Englué dans cet impératif, c'est le découragement qui s'exprime le plus fréquemment, suscité par la précarité dans laquelle a glissé son existence... Les endroits sordides où l'on tente de grappiller quelques heures de sommeil, la malnutrition, la mauvaise hygiène, et par-dessus tout, la solitude et ce sentiment d'exclusion permanents... : à la fois invisible et terriblement gênant, le réfugié est un clochard qui doit de surcroît subir les difficultés liées à l'exil dans un pays dont il peine parfois à comprendre la langue.
"Tout en marchant je prie
John Fante et
Julio Cortázar, le grand
Baudelaire et l'immortel
Apollinaire ; je supplie la barbe de
Hemingway et le ventre
De Balzac,
L'insoutenable légèreté de l'être de
Kundera et L'ange de Sábato afin qu'ils me viennent en secours. Je serre en vain mes poings, je jure. Je n'ai pas les moyens de canaliser ma frustration grandissante. J'ai juste un orgueil stupide et inutile, une non-acceptation de mon sort, une rancoeur froide. Je suis crispé, effrayé devant ma nouvelle vie sans lendemain."

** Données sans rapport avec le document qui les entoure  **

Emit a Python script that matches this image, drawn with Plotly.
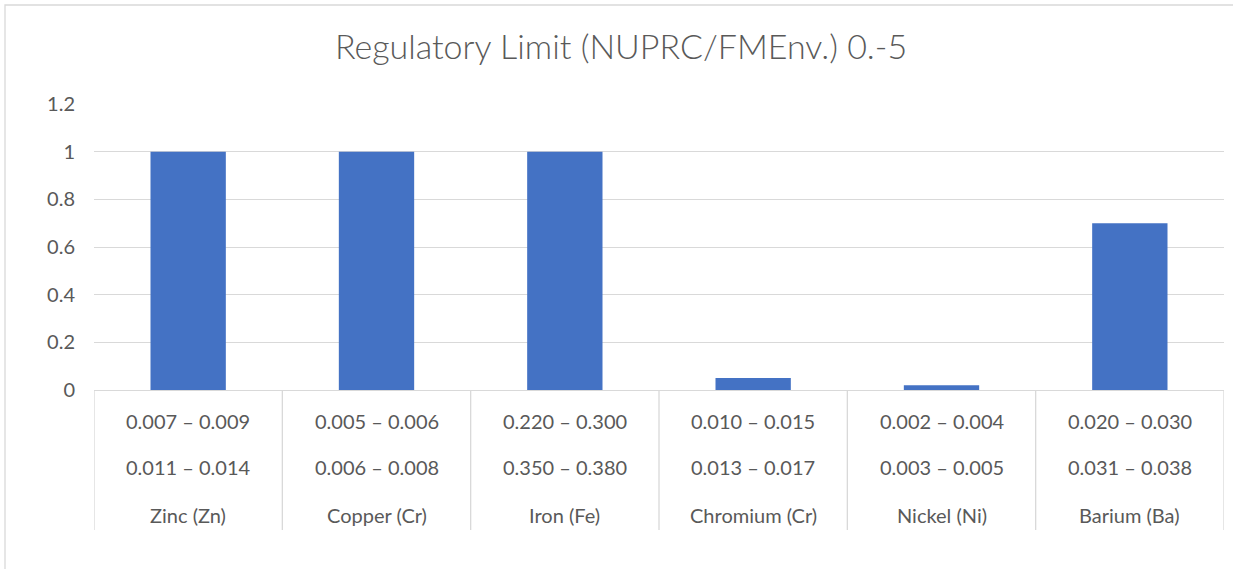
import plotly.graph_objects as go

# ---- data ----
elements = ["Zinc (Zn)", "Copper (Cr)", "Iron (Fe)", "Chromium (Cr)", "Nickel (Ni)", "Barium (Ba)"]
range_row1 = ["0.007 – 0.009", "0.005 – 0.006", "0.220 – 0.300", "0.010 – 0.015", "0.002 – 0.004", "0.020 – 0.030"]
range_row2 = ["0.011 – 0.014", "0.006 – 0.008", "0.350 – 0.380", "0.013 – 0.017", "0.003 – 0.005", "0.031 – 0.038"]
limits = [1, 1, 1, 0.05, 0.02, 0.7]
title_text = "Regulatory Limit (NUPRC/FMEnv.) 0.-5"
y_ticks = [0, 0.2, 0.4, 0.6, 0.8, 1, 1.2]
y_ticktext = ["0", "0.2", "0.4", "0.6", "0.8", "1", "1.2"]

W, H = 1233, 569
ML, MR, MT, MB = 94, 9, 104, 179
PW, PH = W - ML - MR, H - MT - MB
FONT = "Lato"
TXT = "#595959"
GRID = "#d9d9d9"
LBL = 20

n = len(elements)
xs = list(range(n))

fig = go.Figure(go.Bar(x=xs, y=limits, marker=dict(color="#4472C4", line=dict(width=0)),
                       width=0.4, hoverinfo="y"))

annotations = []
rows = [(range_row1, -31), (range_row2, -77), (elements, -125)]
for labels, shift in rows:
    for i, lab in zip(xs, labels):
        annotations.append(dict(x=i, xref="x", y=0, yref="paper", yanchor="middle",
                                yshift=shift, text=lab, showarrow=False,
                                font=dict(family=FONT, size=LBL, color=TXT)))

shapes = []
table_bottom = -140 / PH
for k in range(n + 1):
    shapes.append(dict(type="line", xref="x", yref="paper", x0=k - 0.5, x1=k - 0.5,
                       y0=0, y1=table_bottom, line=dict(color=GRID, width=1.3)))
# outer chart border (top + left visible, right/bottom beyond the canvas)
shapes.append(dict(type="rect", xref="paper", yref="paper",
                   x0=(5 - ML) / PW, x1=(W + 20 - ML) / PW,
                   y0=-(MB + 20) / PH, y1=(H - MB - 5) / PH,
                   line=dict(color=GRID, width=1.3), layer="below"))

fig.update_layout(
    width=W, height=H,
    margin=dict(l=ML, r=MR, t=MT, b=MB),
    paper_bgcolor="white", plot_bgcolor="white",
    title=dict(text=title_text, x=621 / W, xanchor="center", xref="container",
               y=1 - 47 / H, yanchor="middle",
               font=dict(family=FONT, size=34, color=TXT, weight=300)),
    xaxis=dict(range=[-0.5, n - 0.5], showticklabels=False, showgrid=False,
               zeroline=False, showline=False, ticks=""),
    yaxis=dict(range=[0, 1.2], tickvals=y_ticks, ticktext=y_ticktext,
               showgrid=True, gridcolor=GRID, gridwidth=1.3,
               zeroline=True, zerolinecolor=GRID, zerolinewidth=1.3,
               showline=False, ticks="", ticklabelstandoff=18,
               tickfont=dict(family=FONT, size=LBL, color=TXT)),
    showlegend=False,
    annotations=annotations,
    shapes=shapes,
    bargap=0.6,
)

fig.write_html("out.html", config={"displayModeBar": False},
               post_script="document.body.style.margin='0';document.body.style.overflow='hidden';")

Ces moments sont pourtant ponctués de fulgurances d'espoir, que l'auteur entretient en insistant sur ses talents d'écrivain et de poète. A ce titre, il se considère comme supérieur à ses frères migrants, se persuade qu'il a, lui, quelque chose à apporter à sa nation d'accueil. Il tourne cette présomption à la dérision, en l'exagérant à dessein avec beaucoup d'humour.
Ses prétentions se heurtent d'ailleurs dès son arrivée en France à l'implacable pragmatisme de l'administration, dont la représentante qui le reçoit pour l'informer de ses droits lui annonce, lorsqu'il indique sur son formulaire d'identification qu'il vise le Goncourt : "Ici tu commences une nouvelle vie".
Pour autant, "
Manuel d'exil" n'est pas un récit triste. Velibor Čolić traverse toutes ces épreuves fort de deux armes dont il ne se départit jamais : l'humour et la littérature. C'est ainsi avec la verve et le sens de la dérision qu'on lui connait qu'il raconte les vexations, les mésaventures, mais aussi les rencontres avec d'autres ombres auxquelles il redonne vie et couleurs, ainsi que son acharnement, même dans le dénuement le plus total, à écrire...
"(...) je réalise que la littérature est une courageuse sentinelle, une sorte de papier de tournesol pour examiner le taux d'acidité et de folie dans ce bas monde".